Katie Compton, who I managed to drag into this conversation, remained skeptical, choosing to talk about the primacy of conditions over aerodynamics. “Sure,” she said. “There are always some road sections on which you’ll be going above twenty miles an hour, but when you’ve got your tire pressure running around 20-22psi, you’ve got such huge rolling resistance that you won’t make big gains by being more aero. Also, the road sections are where people usually sit up a little bit, look around to see where their opponents are at. I think you’ll see more advantages by being able to roll through technical sections quickly, having that feel of the bike underneath you. That’s something that’s kind of hard to teach. I mean, I love my deep dish rims—I don’t race on anything else—but I love them for their ability to cut through mud and for their wider rims (and gluing surfaces) rather than any aerodynamic qualities.”

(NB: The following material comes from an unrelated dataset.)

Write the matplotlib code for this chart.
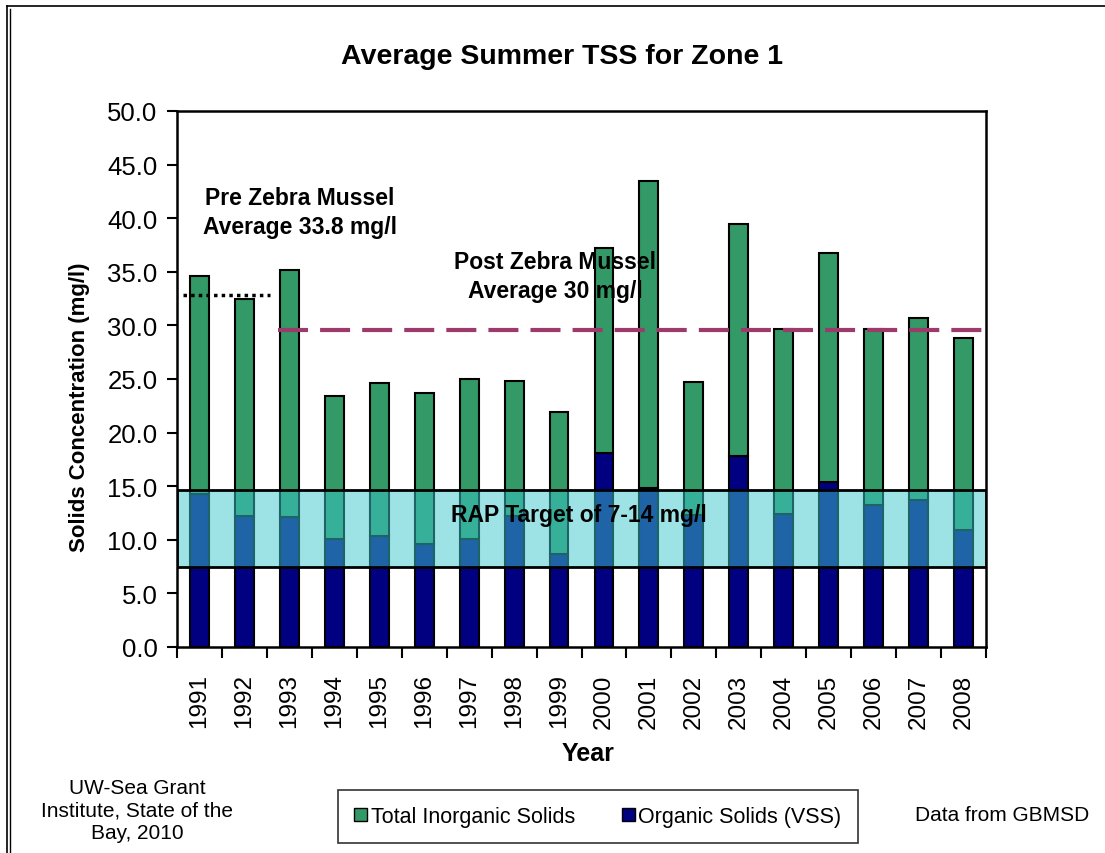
import matplotlib
matplotlib.use("Agg")
import matplotlib.pyplot as plt
from matplotlib.patches import Rectangle
from matplotlib.lines import Line2D
import numpy as np

years = ["1991", "1992", "1993", "1994", "1995", "1996", "1997", "1998", "1999",
         "2000", "2001", "2002", "2003", "2004", "2005", "2006", "2007", "2008"]
total_tss = [34.6, 32.5, 35.2, 23.4, 24.6, 23.7, 25.0, 24.8, 21.9,
             37.2, 43.5, 24.7, 39.5, 29.7, 36.8, 29.7, 30.7, 28.8]
organic = [14.3, 12.25, 12.1, 10.1, 10.4, 9.6, 10.1, 12.2, 8.7,
           18.1, 14.8, 12.3, 17.8, 12.4, 15.4, 13.2, 13.7, 10.9]
inorganic = [round(t - o, 2) for t, o in zip(total_tss, organic)]

pre_avg_line = 32.8
post_avg_line = 29.6
rap_low, rap_high = 7.5, 14.6

plt.rcParams['font.family'] = ['Liberation Sans', 'DejaVu Sans']

fig = plt.figure(figsize=(11.05, 8.54), dpi=100)
ax = fig.add_axes([177/1105, 1-648/854, (986-177)/1105, (648-112)/854])

x = np.arange(len(years))
w = 0.42
ax.bar(x, organic, width=w, color='#000080', edgecolor='black', linewidth=1.5, zorder=2,
       label='Organic Solids (VSS)')
ax.bar(x, inorganic, width=w, bottom=organic, color='#339966', edgecolor='black', linewidth=1.5,
       zorder=2, label='Total Inorganic Solids')

ax.set_xlim(-0.5, len(years) - 0.5)
ax.set_ylim(0, 50)

# RAP target band
ax.add_patch(Rectangle((-0.5, rap_low), len(years), rap_high - rap_low,
                       facecolor=(60/255, 200/255, 205/255, 0.5), edgecolor='black',
                       linewidth=2, zorder=3))
ax.text(8.45, 12.4, "RAP Target of 7-14 mg/l", ha='center', va='center',
        fontsize=16.5, fontweight='bold', zorder=5)

# average lines
ax.plot([-0.37, 1.57], [pre_avg_line, pre_avg_line], color='black', linestyle=(0, (1, 1.2)),
        linewidth=2.5, zorder=4)
ax.plot([1.75, 17.5], [post_avg_line, post_avg_line], color='#9B3A6B', linestyle=(0, (7.2, 2.9)),
        linewidth=3, zorder=4, solid_capstyle='butt', dash_capstyle='butt')

ax.text(2.24, 40.6, "Pre Zebra Mussel\nAverage 33.8 mg/l", ha='center', va='center',
        fontsize=16.5, fontweight='bold', linespacing=1.35, zorder=5)
ax.text(7.91, 34.6, "Post Zebra Mussel\nAverage 30 mg/l", ha='center', va='center',
        fontsize=16.5, fontweight='bold', linespacing=1.35, zorder=5)

# ticks
yt = np.arange(0, 50.1, 5)
ax.set_yticks(yt)
ax.set_yticklabels([f"{v:.1f}" for v in yt])
ax.tick_params(axis='y', direction='out', length=7, width=1.5, pad=7, labelsize=18.5)
ax.set_xticks(x)
ax.set_xticklabels(years, rotation=90)
ax.set_xticks(np.arange(-0.5, len(years), 1), minor=True)
ax.tick_params(axis='x', which='major', length=0, pad=19, labelsize=17.5)
ax.tick_params(axis='x', which='minor', direction='out', length=8, width=1.5)
for s in ax.spines.values():
    s.set_linewidth(1.8)

ax.set_ylabel("Solids Concentration (mg/l)", fontsize=16, fontweight='bold')
ax.yaxis.set_label_coords(-0.1075, 0.45)
ax.set_xlabel("Year", fontsize=18, fontweight='bold')
ax.xaxis.set_label_coords(0.508, -0.175)

fig.text(562/1105, 1-57/854, "Average Summer TSS for Zone 1", ha='center', va='center',
         fontsize=20.5, fontweight='bold')

# legend
handles = [Rectangle((0, 0), 1, 1, facecolor='#339966', edgecolor='black', linewidth=1),
           Rectangle((0, 0), 1, 1, facecolor='#000080', edgecolor='black', linewidth=1)]
leg = fig.legend(handles, ['Total Inorganic Solids', 'Organic Solids (VSS)'],
                 loc='center', bbox_to_anchor=(598/1105, 1-817.5/854), ncol=2,
                 fontsize=15.5, frameon=True, fancybox=False, edgecolor='black',
                 handlelength=0.6, handleheight=0.6, handletextpad=0.15,
                 columnspacing=2.2, borderpad=0.75, borderaxespad=0)
leg.get_frame().set_linewidth(1.2)

fig.text(137/1105, 1-811/854, "UW-Sea Grant\nInstitute, State of the\nBay, 2010", ha='center',
         va='center', fontsize=15, linespacing=1.25)
fig.text(1002/1105, 1-816/854, "Data from GBMSD", ha='center', va='center', fontsize=15)

# figure border
fig.add_artist(Line2D([7/1105, 7/1105], [0, 1-7/854], color='black', linewidth=1.2,
                      transform=fig.transFigure))
fig.add_artist(Line2D([10/1105, 10/1105], [0, 1-10/854], color='black', linewidth=1.0,
                      transform=fig.transFigure))
fig.add_artist(Line2D([7/1105, 1], [1-7/854, 1-7/854], color='black', linewidth=1.2,
                      transform=fig.transFigure))

fig.savefig("out.png", dpi=100, facecolor='white')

Giraud is hopeful, however, about the future of aerodynamics in ’cross. “I think there’s going to be a big surge of development in the sport,” he says, citing the growth of cyclocross in the US. “Bikes are getting so light now that manufacturers are willing to add a little weight for aero qualities. In ’cross, weight is king—you’ve got to pick up the bike, run with it, you know—and ten or so years ago you wouldn’t have seen anybody sacrificing weight savings for aerodynamics. But today you have to add weight to some bikes to get to a minimum, so why not make your frame more aerodynamic? I mean, if this stuff holds up, if we see there is an energy savings in being more aerodynamic, other racers out there are going to start saying ‘Hell, I gotta start doing this. I can’t spot him five to ten seconds.’ So we’ll see.”